## Aim of the exercise
Extract all lines in the data that contain the word "Output".

::: Records

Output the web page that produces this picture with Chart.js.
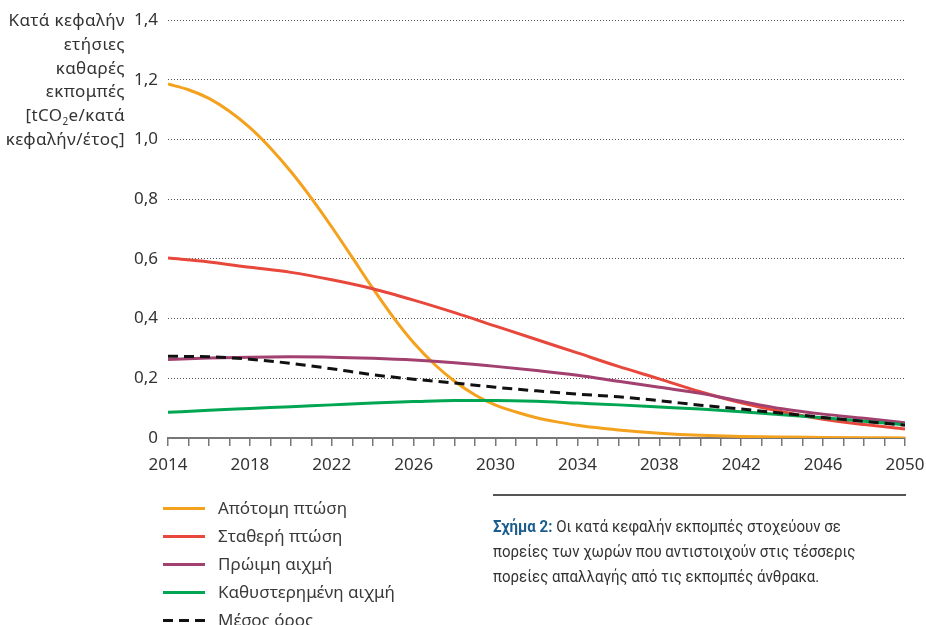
<!DOCTYPE html>
<html lang="el">
<head>
  <meta charset="UTF-8" />
  <title>Κατά κεφαλήν εκπομπές</title>
  <script src="https://cdn.jsdelivr.net/npm/chart.js"></script>
  <style>
    body {
      margin: 0;
      background: #fff;
      font-family: "Noto Sans", sans-serif;
      color: #333;
    }
    #wrap {
      position: relative;
      width: 926px;
      height: 625px;
      overflow: hidden;
    }
    #chart {
      position: absolute;
      left: 0;
      top: 0;
    }
    .ytitle {
      position: absolute;
      left: 0;
      top: 8px;
      width: 125px;
      text-align: right;
      font-size: 17px;
      letter-spacing: 0.4px;
      line-height: 23.8px;
      white-space: nowrap;
    }
    .ytitle sub {
      font-size: 10px;
      line-height: 0;
    }
    #legend {
      position: absolute;
      left: 163px;
      top: 494px;
      font-size: 17px;
      line-height: 28px;
      color: #3a3a3a;
    }
    #legend .row {
      display: flex;
      align-items: center;
    }
    #legend .swatch {
      width: 42px;
      height: 3px;
      margin-right: 13px;
    }
    .rule {
      position: absolute;
      left: 493px;
      top: 494px;
      width: 413px;
      height: 2px;
      background: #555;
    }
    .caption {
      position: absolute;
      left: 493px;
      top: 514px;
      font-family: Roboto, sans-serif;
      font-size: 17px;
      line-height: 25px;
      color: #333;
      transform-origin: 0 0;
      transform: scaleX(0.885);
      white-space: nowrap;
    }
    .caption b {
      color: #1b5d8c;
    }
  </style>
</head>
<body>
  <div id="wrap">
    <canvas id="chart" width="926" height="625"></canvas>
    <div class="ytitle">Κατά κεφαλήν<br />ετήσιες<br />καθαρές<br />εκπομπές<br />[tCO<sub>2</sub>e/κατά<br />κεφαλήν/έτος]</div>
    <div id="legend"></div>
    <div class="rule"></div>
    <div class="caption"><b>Σχήμα 2:</b> Οι κατά κεφαλήν εκπομπές στοχεύουν σε<br />πορείες των χωρών που αντιστοιχούν στις τέσσερις<br />πορείες απαλλαγής από τις εκπομπές άνθρακα.</div>
  </div>

  <script>
    // έτη
    const yearsAbrupt = [2014, 2015, 2016, 2017, 2018, 2019, 2020, 2021, 2022, 2023, 2024, 2025, 2026, 2027, 2028, 2029, 2030, 2031, 2032, 2033, 2034, 2035, 2036, 2037, 2038, 2039, 2040, 2042, 2044, 2046, 2048, 2050];
    const years = [2014, 2016, 2018, 2020, 2022, 2024, 2026, 2028, 2030, 2032, 2034, 2036, 2038, 2040, 2042, 2044, 2046, 2048, 2050];

    // τιμές (tCO2e/κάτοικο/έτος)
    const abrupt = [1.186, 1.167, 1.138, 1.095, 1.04, 0.972, 0.893, 0.804, 0.707, 0.605, 0.502, 0.405, 0.319, 0.248, 0.19, 0.144, 0.11, 0.087, 0.068, 0.054, 0.043, 0.034, 0.027, 0.021, 0.016, 0.012, 0.009, 0.005, 0.003, 0.002, 0.001, 0.0];
    const steady = [0.603, 0.59, 0.572, 0.555, 0.53, 0.5, 0.462, 0.42, 0.375, 0.33, 0.285, 0.24, 0.198, 0.155, 0.118, 0.088, 0.063, 0.045, 0.03];
    const earlyPeak = [0.263, 0.268, 0.271, 0.272, 0.271, 0.267, 0.261, 0.252, 0.24, 0.226, 0.21, 0.19, 0.17, 0.15, 0.123, 0.098, 0.08, 0.066, 0.051];
    const latePeak = [0.086, 0.093, 0.099, 0.105, 0.111, 0.117, 0.122, 0.126, 0.126, 0.123, 0.117, 0.111, 0.104, 0.097, 0.088, 0.078, 0.068, 0.056, 0.044];
    const average = [0.274, 0.272, 0.264, 0.25, 0.232, 0.212, 0.197, 0.184, 0.17, 0.158, 0.147, 0.138, 0.125, 0.11, 0.097, 0.083, 0.069, 0.056, 0.043];

    const seriesNames = ["Απότομη πτώση", "Σταθερή πτώση", "Πρώιμη αιχμή", "Καθυστερημένη αιχμή", "Μέσος όρος"];
    const seriesColors = ["#f4a11d", "#e8473b", "#a2406f", "#00a651", "#111111"];

    const yTicks = [0, 0.2, 0.4, 0.6, 0.8, 1.0, 1.2, 1.4];
    const xLabelYears = [2014, 2018, 2022, 2026, 2030, 2034, 2038, 2042, 2046, 2050];

    function pts(xs, ys) {
      return xs.map((x, i) => ({ x: x, y: ys[i] }));
    }

    const seriesData = [
      pts(yearsAbrupt, abrupt),
      pts(years, steady),
      pts(years, earlyPeak),
      pts(years, latePeak),
      pts(years, average),
    ];

    // ο μέσος όρος σχεδιάζεται πάνω από τα υπόλοιπα
    const datasets = seriesNames.map((name, i) => ({
      label: name,
      data: seriesData[i],
      borderColor: seriesColors[i],
      backgroundColor: seriesColors[i],
      borderWidth: 3,
      borderDash: i === 4 ? [10, 6] : [],
      pointRadius: 0,
      fill: false,
      cubicInterpolationMode: "monotone",
      order: i === 4 ? 0 : 5 - i,
    }));

    const chart = new Chart(document.getElementById("chart"), {
      type: "line",
      data: { datasets: datasets },
      options: {
        responsive: false,
        animation: false,
        layout: { padding: { top: 20, right: 21, bottom: 147, left: 0 } },
        plugins: {
          legend: { display: false },
          tooltip: { enabled: false },
        },
        scales: {
          x: {
            type: "linear",
            min: 2014,
            max: 2050,
            afterFit: (s) => {
              s.height = 40;
              s.paddingRight = 0;
              s.paddingLeft = 0;
            },
            ticks: {
              stepSize: 1,
              autoSkip: false,
              maxRotation: 0,
              padding: 9,
              color: "#333",
              font: { family: "Noto Sans", size: 17 },
              callback: (v) => (xLabelYears.includes(v) ? String(v) : ""),
            },
            grid: {
              drawOnChartArea: false,
              drawTicks: true,
              tickLength: 8,
              color: "#777",
              lineWidth: 1.5,
            },
            border: { display: true, color: "#777", width: 2 },
          },
          y: {
            min: 0,
            max: 1.4,
            afterFit: (s) => { s.width = 168; },
            afterBuildTicks: (s) => { s.ticks = yTicks.map((v) => ({ value: v })); },
            ticks: {
              padding: 10,
              color: "#333",
              font: { family: "Noto Sans", size: 17 },
              callback: (v) => (v === 0 ? "0" : v.toFixed(1).replace(".", ",")),
            },
            grid: {
              drawTicks: false,
              color: (c) => (c.tick && c.tick.value === 0 ? "rgba(0,0,0,0)" : "#555"),
              lineWidth: 1,
            },
            border: { display: false, dash: [1, 2] },
          },
        },
      },
    });

    // υπόμνημα
    const legend = document.getElementById("legend");
    seriesNames.forEach((name, i) => {
      const row = document.createElement("div");
      row.className = "row";
      const sw = document.createElement("span");
      sw.className = "swatch";
      if (i === 4) {
        sw.style.background = "repeating-linear-gradient(90deg, " + seriesColors[i] + " 0 10px, transparent 10px 16px)";
      } else {
        sw.style.background = seriesColors[i];
      }
      const tx = document.createElement("span");
      tx.textContent = name;
      row.appendChild(sw);
      row.appendChild(tx);
      legend.appendChild(row);
    });
  </script>
</body>
</html>
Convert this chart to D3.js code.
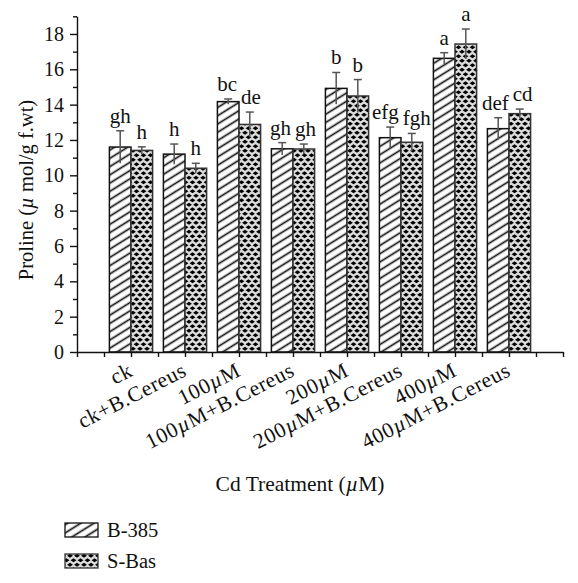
<!DOCTYPE html>
<html><head><meta charset="utf-8">
<script src="https://cdn.jsdelivr.net/npm/d3@7"></script>
<style>
body{margin:0;background:#fff}
svg{display:block}
text{font-family:"Liberation Serif","Times New Roman",serif;fill:#111}
</style>
</head><body><svg id="c" width="578" height="583"></svg>
<script>
// ---- data ----
const categories = ["ck","ck+B.Cereus","100µM","100µM+B.Cereus","200µM","200µM+B.Cereus","400µM","400µM+B.Cereus"];
const seriesNames = ["B-385","S-Bas"];
const b385 = [11.6,11.2,14.17,11.5,14.92,12.13,16.62,12.64];
const b385Err = [0.92,0.57,0.15,0.35,0.9,0.6,0.32,0.62];
const sbas = [11.41,10.4,12.88,11.49,14.49,11.87,17.43,13.49];
const sbasErr = [0.2,0.28,0.7,0.28,0.93,0.5,0.85,0.26];
const b385Letters = ["gh","h","bc","gh","b","efg","a","def"];
const sbasLetters = ["h","h","de","gh","b","fgh","a","cd"];
const yMajorTicks = [0,2,4,6,8,10,12,14,16,18];
const yMinorTicks = [1,3,5,7,9,11,13,15,17,19];
const yTitle = "Proline (µ mol/g f.wt)";
const xTitle = "Cd Treatment (µM)";

// ---- setup ----
const svg = d3.select("#c");
const x = d3.scaleLinear().domain([0,9]).range([77,563]);
const y = d3.scaleLinear().domain([0,19]).range([352,16.3]);
const barW = x(0.4)-x(0);

const defs = svg.append("defs");
const hatch = defs.append("pattern").attr("id","hatch").attr("patternUnits","userSpaceOnUse")
  .attr("width",12).attr("height",7).attr("patternTransform","rotate(-32)");
hatch.append("rect").attr("width",12).attr("height",7).attr("fill","#fff");
hatch.append("line").attr("x1",0).attr("x2",12).attr("y1",3.5).attr("y2",3.5)
  .attr("stroke","#111").attr("stroke-width",1.7);

const dia = defs.append("pattern").attr("id","dia").attr("patternUnits","userSpaceOnUse")
  .attr("width",7).attr("height",9);
dia.append("rect").attr("width",7).attr("height",9).attr("fill","#dcdcdc");
const dpath = (cx,cy)=>`M${cx-2.9},${cy}L${cx},${cy-2.1}L${cx+2.9},${cy}L${cx},${cy+2.1}Z`;
[[3.5,2.25],[0,6.75],[7,6.75]].forEach(([cx,cy])=>{
  dia.append("path").attr("d",dpath(cx,cy)).attr("fill","#000");
});

function addMu(sel, str){
  const parts = str.split("µ");
  parts.forEach((p,i)=>{
    if(i>0) sel.append("tspan").attr("font-style","italic").text("µ");
    if(p) sel.append("tspan").text(p);
  });
}

// ---- bars ----
const series = [
  {name:seriesNames[0], vals:b385, err:b385Err, letters:b385Letters, off:-0.4, fill:"url(#hatch)", stroke:"#111"},
  {name:seriesNames[1], vals:sbas, err:sbasErr, letters:sbasLetters, off:0, fill:"url(#dia)", stroke:"#333"}
];
series.forEach(s=>{
  const g = svg.append("g");
  g.selectAll("rect").data(s.vals).join("rect")
    .attr("x",(d,i)=>x(i+1+s.off)).attr("width",barW)
    .attr("y",d=>y(d)).attr("height",d=>y(0)-y(d))
    .attr("fill",s.fill).attr("stroke",s.stroke).attr("stroke-width",1.5);
});
const labelNodes = [[],[]];
series.forEach((s,si)=>{
  const g = svg.append("g");
  s.vals.forEach((v,i)=>{
    const cx = x(i+1+s.off+0.2);
    const top = y(v+s.err[i]);
    g.append("line").attr("x1",cx).attr("x2",cx).attr("y1",y(v-s.err[i])).attr("y2",top)
      .attr("stroke","#555").attr("stroke-width",1.5);
    g.append("line").attr("x1",cx-4).attr("x2",cx+4).attr("y1",top).attr("y2",top)
      .attr("stroke","#555").attr("stroke-width",1.5);
    const t = g.append("text").attr("x",cx).attr("y",top-8).attr("text-anchor","middle")
      .attr("font-size",21).text(s.letters[i]);
    labelNodes[si].push({t, cx});
  });
});
// push apart neighbouring letter labels within a group so they don't collide
categories.forEach((c,i)=>{
  const L = labelNodes[0][i], R = labelNodes[1][i];
  const wL = L.t.node().getComputedTextLength(), wR = R.t.node().getComputedTextLength();
  const overlap = (L.cx + wL/2 + 4) - (R.cx - wR/2);
  if(overlap > 0){
    L.t.attr("x", L.cx - overlap/2);
    R.t.attr("x", R.cx + overlap/2);
  }
});

// ---- axes ----
const yMajor = svg.append("g").attr("transform",`translate(${x(0)},0)`)
  .call(d3.axisLeft(y).tickValues(yMajorTicks).tickSize(7).tickSizeOuter(0).tickPadding(6).tickFormat(d3.format("d")));
const yMinor = svg.append("g").attr("transform",`translate(${x(0)},0)`)
  .call(d3.axisLeft(y).tickValues(yMinorTicks).tickSize(4).tickSizeOuter(0).tickFormat(""));
yMinor.select(".domain").remove();
[yMajor,yMinor].forEach(g=>{
  g.selectAll("line").attr("stroke","#111").attr("stroke-width",1.4);
  g.selectAll(".domain").attr("stroke","#111").attr("stroke-width",1.4);
});
yMajor.selectAll("text").attr("font-size",20).attr("font-family","Liberation Serif").attr("fill","#111");

const xAxis = svg.append("g").attr("transform",`translate(0,${y(0)})`)
  .call(d3.axisBottom(x).tickValues(d3.range(0,9.01,0.5)).tickSize(5).tickSizeOuter(0).tickFormat(""));
xAxis.selectAll("line").attr("stroke","#111").attr("stroke-width",1.4);
xAxis.select(".domain").attr("stroke","#111").attr("stroke-width",1.4);

categories.forEach((c,i)=>{
  const t = svg.append("text")
    .attr("transform",`translate(${x(i+1)+3},${y(0)+23}) rotate(-27)`)
    .attr("text-anchor","end").attr("font-size",21.5).attr("letter-spacing",0.6);
  addMu(t,c);
});

// ---- titles ----
const yt = svg.append("text").attr("transform","translate(33,190) rotate(-90)")
  .attr("text-anchor","middle").attr("font-size",20.5);
addMu(yt,yTitle);
const xt = svg.append("text").attr("x",300).attr("y",491)
  .attr("text-anchor","middle").attr("font-size",21.5);
addMu(xt,xTitle);

// ---- legend ----
const legend = svg.append("g");
series.forEach((s,i)=>{
  const yy = 523 + i*31;
  legend.append("rect").attr("x",65).attr("y",yy).attr("width",33).attr("height",14)
    .attr("fill",s.fill).attr("stroke",s.stroke).attr("stroke-width",1.3);
  legend.append("text").attr("x",107).attr("y",yy+14).attr("font-size",20.5).text(s.name);
});
</script></body></html>
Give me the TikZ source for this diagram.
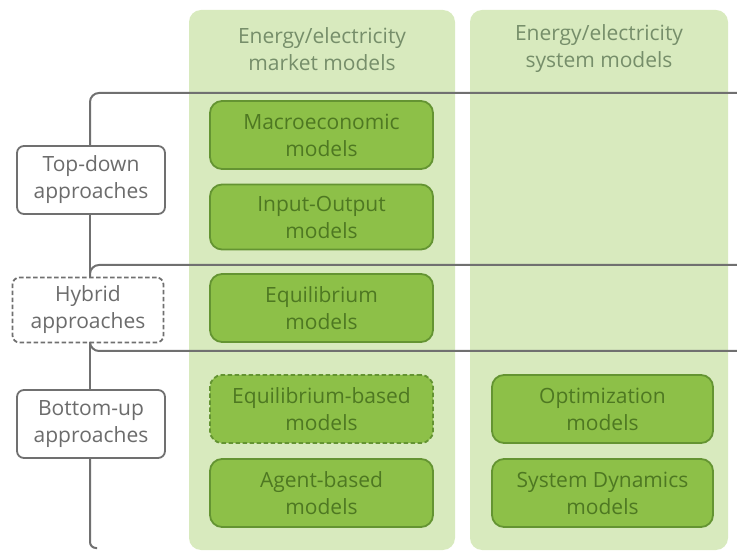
\documentclass[tikz,border=0pt]{standalone}
\usepackage{fontspec}
\setmainfont{Open Sans}
\usepackage{tikz}
\definecolor{panelgreen}{RGB}{216,234,190}
\definecolor{boxgreen}{RGB}{141,192,72}
\definecolor{boxedge}{RGB}{100,148,50}
\definecolor{boxtext}{RGB}{78,120,34}
\definecolor{headtext}{RGB}{118,142,106}
\definecolor{labeltext}{RGB}{108,108,108}
\definecolor{bracketgray}{RGB}{112,112,112}
\tikzset{
  panel/.style={fill=panelgreen, draw=none, rounded corners=12pt, minimum width=#1, minimum height=540pt},
  header/.style={align=center, text=headtext, font=\fontsize{21}{27}\selectfont},
  model/.style={fill=boxgreen, draw=boxedge, line width=1.8pt, rounded corners=12pt, align=center,
    text=boxtext, font=\fontsize{21}{27}\selectfont, minimum width=#1, minimum height=68pt, inner sep=0pt},
  approach/.style={fill=white, draw=bracketgray, line width=1.8pt, rounded corners=7pt, align=center,
    text=labeltext, font=\fontsize{21}{27}\selectfont, minimum width=148pt, minimum height=68pt, inner sep=0pt},
  dashbox/.style={dash pattern=on 4.5pt off 2.5pt},
  bracket/.style={draw=bracketgray, line width=2pt, rounded corners=9pt}
}
\begin{document}
\begin{tikzpicture}[x=1pt,y=-1pt]
\useasboundingbox (0,0) rectangle (737,553);
% columns
\node[panel=266pt] (market) at (322,280) {};
\node[panel=258pt] (system) at (599,280) {};
\node[header] (markethead) at (322,49) {Energy/electricity\\market models};
\node[header] (systemhead) at (599,49) {Energy/electricity\\system models};
% model boxes
\node[model=223pt] (macro) at (321.5,135) {Macroeconomic\\models};
\node[model=223pt, minimum height=65pt] (io) at (321.5,217) {Input-Output\\models};
\node[model=223pt] (equil) at (321.5,308) {Equilibrium\\models};
\node[model=223pt, dashbox] (eqbased) at (321.5,409) {Equilibrium-based\\models};
\node[model=223pt] (agent) at (321.5,493) {Agent-based\\models};
\node[model=221pt] (optim) at (602.5,409) {Optimization\\models};
\node[model=221pt] (sysdyn) at (602.5,493) {System Dynamics\\models};
% approach labels
\node[approach] (topdown) at (91,180) {Top-down\\approaches};
\node[approach, dashbox, minimum width=151pt, minimum height=65pt] (hybrid) at (88,310) {Hybrid\\approaches};
\node[approach] (bottomup) at (91,424) {Bottom-up\\approaches};
% bracket lines
\coordinate (edge1) at (737,93);
\coordinate (edge2) at (737,265);
\coordinate (edge3) at (737,351);
\coordinate (foot) at (97,548);
\draw[bracket] (topdown.north -| 90,0) |- (edge1);
\draw[bracket] (topdown.south -| 90,0) -- (hybrid.north -| 90,0);
\draw[bracket] (hybrid.north -| 90,0) |- (edge2);
\draw[bracket] (hybrid.south -| 90,0) |- (edge3);
\draw[bracket] (hybrid.south -| 90,0) -- (bottomup.north -| 90,0);
\draw[bracket, rounded corners=6pt] (bottomup.south -| 90,0) |- (foot);
\end{tikzpicture}
\end{document}
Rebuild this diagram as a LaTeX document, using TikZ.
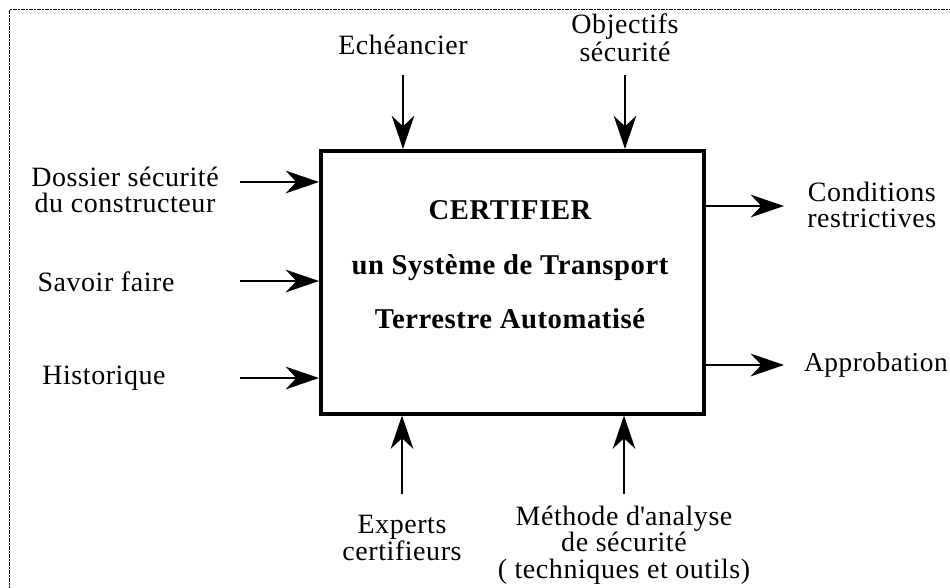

::::::

## Solved exercise
Output the web page that produces this picture with Chart.js.
\node[model=223pt, minimum height=65pt] (io) at (321.5,217) {Input-Output\\models};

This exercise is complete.